- Required work -
Extract the records below word for word and ignore the images.

- Records to process -
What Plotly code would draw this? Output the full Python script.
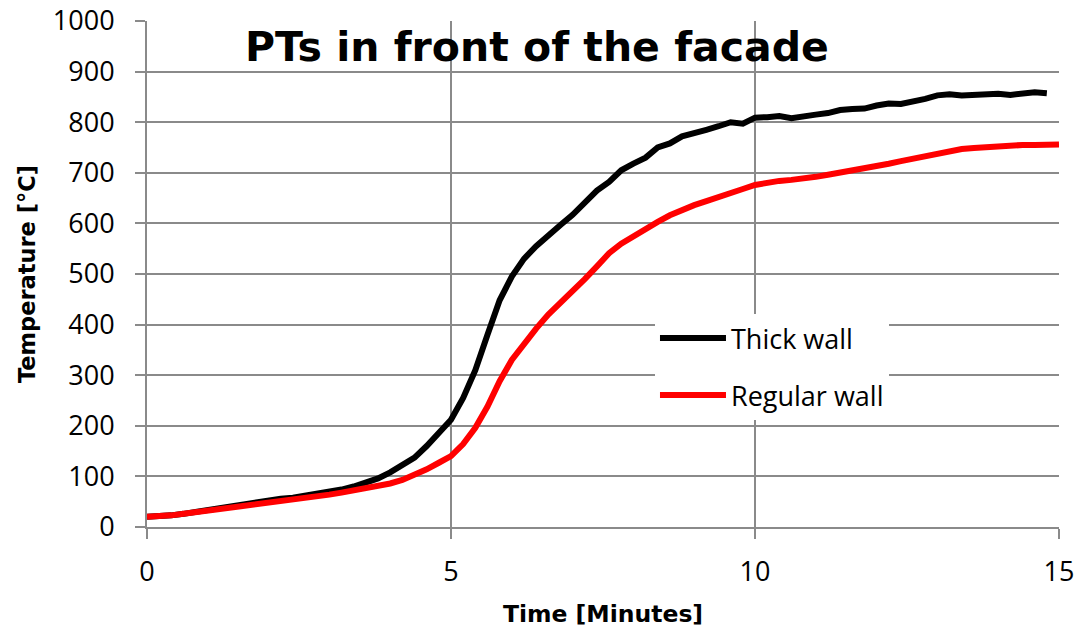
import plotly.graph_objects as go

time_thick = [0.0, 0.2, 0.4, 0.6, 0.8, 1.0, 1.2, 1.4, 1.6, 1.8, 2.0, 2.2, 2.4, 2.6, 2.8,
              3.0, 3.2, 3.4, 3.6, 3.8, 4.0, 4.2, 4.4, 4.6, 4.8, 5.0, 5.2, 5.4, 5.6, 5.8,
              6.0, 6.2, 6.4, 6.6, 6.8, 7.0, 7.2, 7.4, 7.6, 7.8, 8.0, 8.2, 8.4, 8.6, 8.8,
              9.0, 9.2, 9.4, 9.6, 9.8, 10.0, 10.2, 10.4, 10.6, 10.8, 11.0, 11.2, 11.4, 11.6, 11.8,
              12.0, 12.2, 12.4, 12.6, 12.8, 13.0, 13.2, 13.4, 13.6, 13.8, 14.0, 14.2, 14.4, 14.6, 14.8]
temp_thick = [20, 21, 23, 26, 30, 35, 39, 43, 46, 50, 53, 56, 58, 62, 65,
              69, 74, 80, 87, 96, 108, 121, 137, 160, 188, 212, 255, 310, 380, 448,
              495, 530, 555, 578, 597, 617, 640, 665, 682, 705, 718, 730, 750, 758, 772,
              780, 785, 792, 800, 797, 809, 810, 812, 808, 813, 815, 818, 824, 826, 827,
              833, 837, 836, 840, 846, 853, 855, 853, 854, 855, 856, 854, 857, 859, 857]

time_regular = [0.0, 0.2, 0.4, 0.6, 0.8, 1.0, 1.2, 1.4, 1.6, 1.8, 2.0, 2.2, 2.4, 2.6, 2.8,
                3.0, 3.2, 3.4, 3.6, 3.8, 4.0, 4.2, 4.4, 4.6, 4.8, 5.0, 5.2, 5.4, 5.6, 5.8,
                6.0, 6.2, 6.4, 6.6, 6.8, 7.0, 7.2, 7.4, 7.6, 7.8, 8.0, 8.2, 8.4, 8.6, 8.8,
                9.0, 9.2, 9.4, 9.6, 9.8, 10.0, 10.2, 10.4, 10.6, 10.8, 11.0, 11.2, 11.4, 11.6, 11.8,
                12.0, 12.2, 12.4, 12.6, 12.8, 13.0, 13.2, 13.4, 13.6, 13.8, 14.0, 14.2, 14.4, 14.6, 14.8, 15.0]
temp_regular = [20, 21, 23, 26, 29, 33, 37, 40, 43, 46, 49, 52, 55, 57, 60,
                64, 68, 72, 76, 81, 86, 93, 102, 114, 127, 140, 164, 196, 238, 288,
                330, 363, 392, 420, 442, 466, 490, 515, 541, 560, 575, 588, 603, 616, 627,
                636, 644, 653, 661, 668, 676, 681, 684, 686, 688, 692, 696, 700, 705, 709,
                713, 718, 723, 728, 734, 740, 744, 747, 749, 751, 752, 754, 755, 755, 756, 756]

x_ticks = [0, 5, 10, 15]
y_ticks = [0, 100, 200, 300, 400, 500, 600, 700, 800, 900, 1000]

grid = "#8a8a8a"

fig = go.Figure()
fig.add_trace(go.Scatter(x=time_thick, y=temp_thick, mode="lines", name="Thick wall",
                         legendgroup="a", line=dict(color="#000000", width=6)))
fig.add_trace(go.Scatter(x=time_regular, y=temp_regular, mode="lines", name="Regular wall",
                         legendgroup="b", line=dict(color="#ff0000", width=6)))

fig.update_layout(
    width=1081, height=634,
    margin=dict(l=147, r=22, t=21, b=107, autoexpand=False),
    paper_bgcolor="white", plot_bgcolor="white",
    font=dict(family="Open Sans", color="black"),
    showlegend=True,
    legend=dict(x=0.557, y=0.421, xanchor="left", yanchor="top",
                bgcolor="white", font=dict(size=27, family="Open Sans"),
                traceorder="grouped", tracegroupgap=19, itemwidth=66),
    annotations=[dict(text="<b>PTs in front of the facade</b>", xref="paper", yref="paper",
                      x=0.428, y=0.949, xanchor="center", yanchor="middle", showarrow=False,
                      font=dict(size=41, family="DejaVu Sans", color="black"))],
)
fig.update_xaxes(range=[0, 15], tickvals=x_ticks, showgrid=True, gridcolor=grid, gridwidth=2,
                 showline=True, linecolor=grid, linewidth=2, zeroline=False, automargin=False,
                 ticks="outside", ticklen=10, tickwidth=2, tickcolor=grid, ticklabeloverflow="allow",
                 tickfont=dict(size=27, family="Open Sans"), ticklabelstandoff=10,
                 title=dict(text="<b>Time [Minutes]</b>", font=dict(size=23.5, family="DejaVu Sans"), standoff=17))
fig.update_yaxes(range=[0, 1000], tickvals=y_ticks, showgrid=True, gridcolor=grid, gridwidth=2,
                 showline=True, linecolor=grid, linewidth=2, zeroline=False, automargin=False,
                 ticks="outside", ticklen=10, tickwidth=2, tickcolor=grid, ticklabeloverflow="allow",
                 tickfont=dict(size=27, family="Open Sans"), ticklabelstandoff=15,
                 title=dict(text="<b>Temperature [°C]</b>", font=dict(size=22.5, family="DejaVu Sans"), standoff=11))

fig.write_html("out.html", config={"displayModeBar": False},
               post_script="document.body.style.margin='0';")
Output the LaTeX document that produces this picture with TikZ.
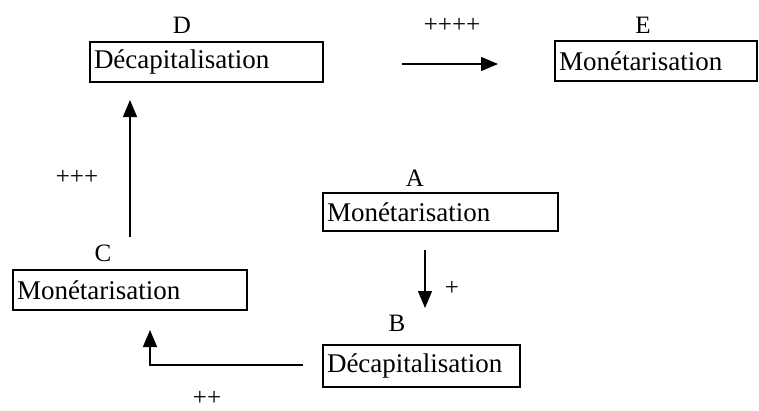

- Answer to the task -
What Plotly code would draw this? Output the full Python script.
import plotly.graph_objects as go

time_thick = [0.0, 0.2, 0.4, 0.6, 0.8, 1.0, 1.2, 1.4, 1.6, 1.8, 2.0, 2.2, 2.4, 2.6, 2.8,
              3.0, 3.2, 3.4, 3.6, 3.8, 4.0, 4.2, 4.4, 4.6, 4.8, 5.0, 5.2, 5.4, 5.6, 5.8,
              6.0, 6.2, 6.4, 6.6, 6.8, 7.0, 7.2, 7.4, 7.6, 7.8, 8.0, 8.2, 8.4, 8.6, 8.8,
              9.0, 9.2, 9.4, 9.6, 9.8, 10.0, 10.2, 10.4, 10.6, 10.8, 11.0, 11.2, 11.4, 11.6, 11.8,
              12.0, 12.2, 12.4, 12.6, 12.8, 13.0, 13.2, 13.4, 13.6, 13.8, 14.0, 14.2, 14.4, 14.6, 14.8]
temp_thick = [20, 21, 23, 26, 30, 35, 39, 43, 46, 50, 53, 56, 58, 62, 65,
              69, 74, 80, 87, 96, 108, 121, 137, 160, 188, 212, 255, 310, 380, 448,
              495, 530, 555, 578, 597, 617, 640, 665, 682, 705, 718, 730, 750, 758, 772,
              780, 785, 792, 800, 797, 809, 810, 812, 808, 813, 815, 818, 824, 826, 827,
              833, 837, 836, 840, 846, 853, 855, 853, 854, 855, 856, 854, 857, 859, 857]

time_regular = [0.0, 0.2, 0.4, 0.6, 0.8, 1.0, 1.2, 1.4, 1.6, 1.8, 2.0, 2.2, 2.4, 2.6, 2.8,
                3.0, 3.2, 3.4, 3.6, 3.8, 4.0, 4.2, 4.4, 4.6, 4.8, 5.0, 5.2, 5.4, 5.6, 5.8,
                6.0, 6.2, 6.4, 6.6, 6.8, 7.0, 7.2, 7.4, 7.6, 7.8, 8.0, 8.2, 8.4, 8.6, 8.8,
                9.0, 9.2, 9.4, 9.6, 9.8, 10.0, 10.2, 10.4, 10.6, 10.8, 11.0, 11.2, 11.4, 11.6, 11.8,
                12.0, 12.2, 12.4, 12.6, 12.8, 13.0, 13.2, 13.4, 13.6, 13.8, 14.0, 14.2, 14.4, 14.6, 14.8, 15.0]
temp_regular = [20, 21, 23, 26, 29, 33, 37, 40, 43, 46, 49, 52, 55, 57, 60,
                64, 68, 72, 76, 81, 86, 93, 102, 114, 127, 140, 164, 196, 238, 288,
                330, 363, 392, 420, 442, 466, 490, 515, 541, 560, 575, 588, 603, 616, 627,
                636, 644, 653, 661, 668, 676, 681, 684, 686, 688, 692, 696, 700, 705, 709,
                713, 718, 723, 728, 734, 740, 744, 747, 749, 751, 752, 754, 755, 755, 756, 756]

x_ticks = [0, 5, 10, 15]
y_ticks = [0, 100, 200, 300, 400, 500, 600, 700, 800, 900, 1000]

grid = "#8a8a8a"

fig = go.Figure()
fig.add_trace(go.Scatter(x=time_thick, y=temp_thick, mode="lines", name="Thick wall",
                         legendgroup="a", line=dict(color="#000000", width=6)))
fig.add_trace(go.Scatter(x=time_regular, y=temp_regular, mode="lines", name="Regular wall",
                         legendgroup="b", line=dict(color="#ff0000", width=6)))

fig.update_layout(
    width=1081, height=634,
    margin=dict(l=147, r=22, t=21, b=107, autoexpand=False),
    paper_bgcolor="white", plot_bgcolor="white",
    font=dict(family="Open Sans", color="black"),
    showlegend=True,
    legend=dict(x=0.557, y=0.421, xanchor="left", yanchor="top",
                bgcolor="white", font=dict(size=27, family="Open Sans"),
                traceorder="grouped", tracegroupgap=19, itemwidth=66),
    annotations=[dict(text="<b>PTs in front of the facade</b>", xref="paper", yref="paper",
                      x=0.428, y=0.949, xanchor="center", yanchor="middle", showarrow=False,
                      font=dict(size=41, family="DejaVu Sans", color="black"))],
)
fig.update_xaxes(range=[0, 15], tickvals=x_ticks, showgrid=True, gridcolor=grid, gridwidth=2,
                 showline=True, linecolor=grid, linewidth=2, zeroline=False, automargin=False,
                 ticks="outside", ticklen=10, tickwidth=2, tickcolor=grid, ticklabeloverflow="allow",
                 tickfont=dict(size=27, family="Open Sans"), ticklabelstandoff=10,
                 title=dict(text="<b>Time [Minutes]</b>", font=dict(size=23.5, family="DejaVu Sans"), standoff=17))
fig.update_yaxes(range=[0, 1000], tickvals=y_ticks, showgrid=True, gridcolor=grid, gridwidth=2,
                 showline=True, linecolor=grid, linewidth=2, zeroline=False, automargin=False,
                 ticks="outside", ticklen=10, tickwidth=2, tickcolor=grid, ticklabeloverflow="allow",
                 tickfont=dict(size=27, family="Open Sans"), ticklabelstandoff=15,
                 title=dict(text="<b>Temperature [°C]</b>", font=dict(size=22.5, family="DejaVu Sans"), standoff=11))

fig.write_html("out.html", config={"displayModeBar": False},
               post_script="document.body.style.margin='0';")
Output the LaTeX document that produces this picture with TikZ.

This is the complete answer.